Decianus tore a chunk off the bread. “Audax wants to round up twenty natives and execute one every watch until someone tells us where he is.”

Metellus frowned. “I don’t think the governor would approve, sir. His orders are-”

“I don’t need you to tell me what the governor’s orders are, Metellus. Obviously we aren’t going to do that. Not without approval. I’ll send a message down and see what he says.”

“I’ve already done that.”

Decianus glanced at him. “I don’t suppose we’ll get much of an answer till he gets here to see for himself. And I want to have this cleared up by that time anyway.” He dropped the bread back onto the tray. “Where’s the body now?”

“In the mortuary. Audax is guarding the door. Nobody else has been allowed anywhere near it.”

Decianus pondered that for a moment. “What are the men saying?”

Metellus said, “We’re putting it out that it was just a quarrel in a bar, sir.”

“And do they believe it?”

“Probably not.”

“I want it made absolutely clear that we’re dealing with a simple backstreet brawl. There’s nothing mysterious about the way the native cursed our man, and there is no connection between this business and anything else they may have heard.”

“I’ll do my best sir,” agreed Metellus. “But judging by the number of civilians lining up to make devotions to the gods, it’s not going to be easy.”

Decianus sighed. “Tell me this isn’t happening, Metellus.”

“It’ll be better when we arrest the native, sir.”

“It’ll be better when you find our missing item.”

Metellus said, “It’s nowhere in his house. I’ve got two men covering the road between here and there, and another three covering the streets, spreading out from where the body was found.” He raised a hand to silence the objection the prefect was about to make. “It’s all right, I haven’t told them anything. Their orders are to search for evidence of anything the native might have stolen from the victim, then bring it back and say nothing.”

Decianus picked up an olive, examined it for a moment, then flung it back into the bowl. It bounced off the rim, missed the desk, and skittered across the floorboards. “We should have seen this coming.”

“My people can’t be everywhere, sir. The native wasn’t on our list as anybody important.”

As Decianus was saying, “Well he’s found a way of making himself important now,” there was a knock on his office door.

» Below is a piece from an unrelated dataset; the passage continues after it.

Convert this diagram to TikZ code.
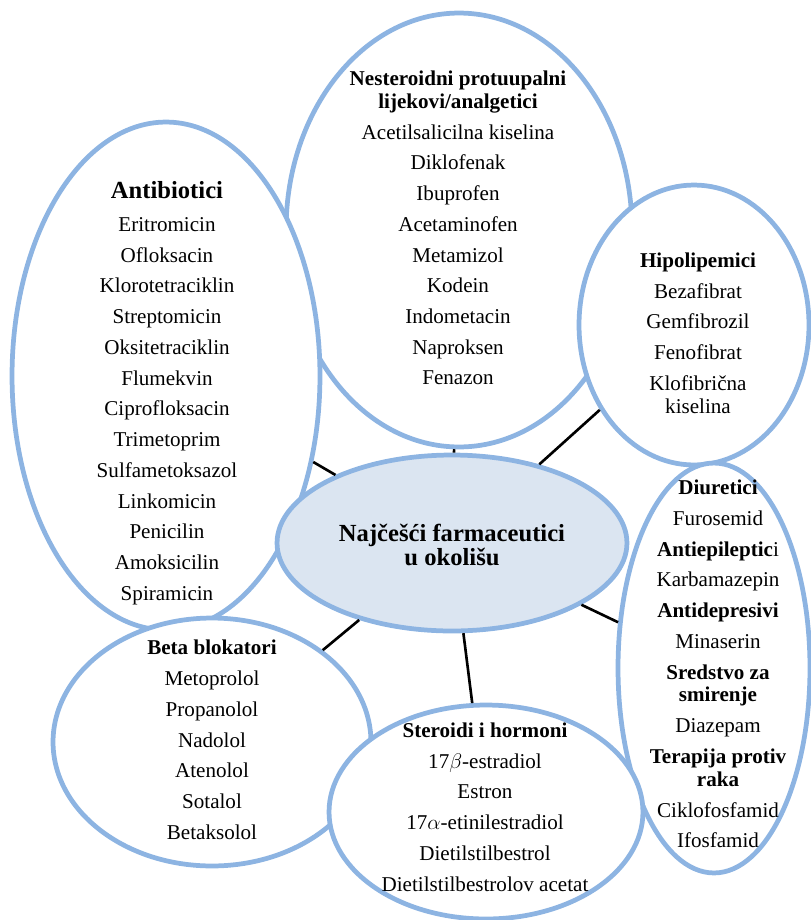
\documentclass[tikz,border=0pt]{standalone}
\usepackage{fontspec}
\setmainfont{Liberation Serif}
\usetikzlibrary{shapes.geometric,shadows}
\definecolor{bubline}{RGB}{141,180,226}
\definecolor{bubfill}{RGB}{219,229,241}
\tikzset{
  bub/.style={ellipse, draw=bubline, line width=2.7pt, fill=white, inner sep=0pt,
    drop shadow={opacity=0.18, shadow xshift=0.5pt, shadow yshift=-0.9pt}},
  txt/.style={align=center, inner sep=0pt, font=\fontsize{12}{13}\selectfont},
  link/.style={black, line width=1.5pt},
}

\begin{document}
\begin{tikzpicture}[x=0.02cm, y=-0.02cm]
\useasboundingbox (0,0) rectangle (811,920);
\coordinate (N) at (459,230);
\coordinate (A) at (166,376);
\coordinate (H) at (694,325);
\coordinate (C) at (452,543);
\coordinate (D) at (714,668);
\coordinate (B) at (212,742);
\coordinate (S) at (486,812);
\node[bub, minimum width=6.92cm, minimum height=8.68cm] (nsaid) at (N) {};
\node[bub, minimum width=6.16cm, minimum height=10.16cm] (anti) at (A) {};
\node[bub, minimum width=4.6cm, minimum height=5.6cm] (hipo) at (H) {};
\node[bub, fill=bubfill, minimum width=7cm, minimum height=3.52cm] (centre) at (C) {};
\node[bub, minimum width=3.84cm, minimum height=8.2cm] (diur) at (D) {};
\node[bub, minimum width=6.36cm, minimum height=4.96cm] (beta) at (B) {};
\node[bub, minimum width=6.28cm, minimum height=4.28cm] (ster) at (S) {};
\draw[link] (centre)--(nsaid);
\draw[link] (centre)--(anti);
\draw[link] (centre)--(hipo);
\draw[link] (centre)--(diur);
\draw[link] (centre)--(beta);
\draw[link] (centre)--(ster);
\node[txt, font=\bfseries\fontsize{14}{13.6}\selectfont] (centretxt) at (452,545) {Najčešći farmaceutici\\u okolišu};
\node[txt] (nsaidtxt) at (458,228) {\textbf{Nesteroidni protuupalni}\\\textbf{lijekovi/analgetici}\\[4.5pt]
  Acetilsalicilna kiselina\\[4.5pt]Diklofenak\\[4.5pt]Ibuprofen\\[4.5pt]Acetaminofen\\[4.5pt]Metamizol\\[4.5pt]
  Kodein\\[4.5pt]Indometacin\\[4.5pt]Naproksen\\[4.5pt]Fenazon};
\node[txt] (antitxt) at (167,393) {{\bfseries\fontsize{14}{13}\selectfont Antibiotici}\\[5.8pt]
  Eritromicin\\[4.5pt]Ofloksacin\\[4.5pt]Klorotetraciklin\\[4.5pt]Streptomicin\\[4.5pt]Oksitetraciklin\\[4.5pt]
  Flumekvin\\[4.5pt]Ciprofloksacin\\[4.5pt]Trimetoprim\\[4.5pt]Sulfametoksazol\\[4.5pt]Linkomicin\\[4.5pt]
  Penicilin\\[4.5pt]Amoksicilin\\[4.5pt]Spiramicin};
\node[txt] (hipotxt) at (698,333) {\textbf{Hipolipemici}\\[4.5pt]Bezafibrat\\[4.5pt]Gemfibrozil\\[4.5pt]Fenofibrat\\[4.5pt]
  Klofibrična\\kiselina};
\node[txt] (diurtxt) at (718,664) {\textbf{Diuretici}\\[4.5pt]Furosemid\\[4.5pt]\textbf{Antiepileptic}i\\[4.5pt]
  Karbamazepin\\[4.5pt]\textbf{Antidepresivi}\\[4.5pt]Minaserin\\[4.5pt]\textbf{Sredstvo za}\\\textbf{smirenje}\\[4.5pt]
  Diazepam\\[4.5pt]\textbf{Terapija protiv}\\\textbf{raka}\\[4.5pt]Ciklofosfamid\\[4.5pt]Ifosfamid};
\node[txt] (betatxt) at (212,740) {\textbf{Beta blokatori}\\[4.5pt]Metoprolol\\[4.5pt]Propanolol\\[4.5pt]Nadolol\\[4.5pt]
  Atenolol\\[4.5pt]Sotalol\\[4.5pt]Betaksolol};
\node[txt] (stertxt) at (485,807) {\textbf{Steroidi i hormoni}\\[4.5pt]17$\beta$-estradiol\\[4.5pt]Estron\\[4.5pt]
  17$\alpha$-etinilestradiol\\[4.5pt]Dietilstilbestrol\\[4.5pt]Dietilstilbestrolov acetat};
\end{tikzpicture}
\end{document}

Apparently the fort doctor urgently wished to speak with him.

Decianus frowned. “I suppose he’s come to complain about having a centurion keeping him out of his mortuary.”

The young soldier in the doorway hesitated, evidently not sure whether the prefect was always right or whether his staff were expected to warn him when he wasn’t. Finally he said, “Not exactly, sir.”

Decianus brushed breadcrumbs from his tunic. He had not been impressed by Doctor Thessalus’s recent performance. The man was due to be replaced in a few days when the governor arrived, and Decianus was not sorry. “Very well,” he said, sliding the tray aside. “Send him in.”

The state in which Thessalus appeared before him did nothing to improve his opinion. “Stand easy,” he ordered.

Thessalus, who had not been standing as straight as he might, relaxed even further. The glare of the guard who had marched him in suggested that he would very much like to seize this excuse for an officer and straighten him up again.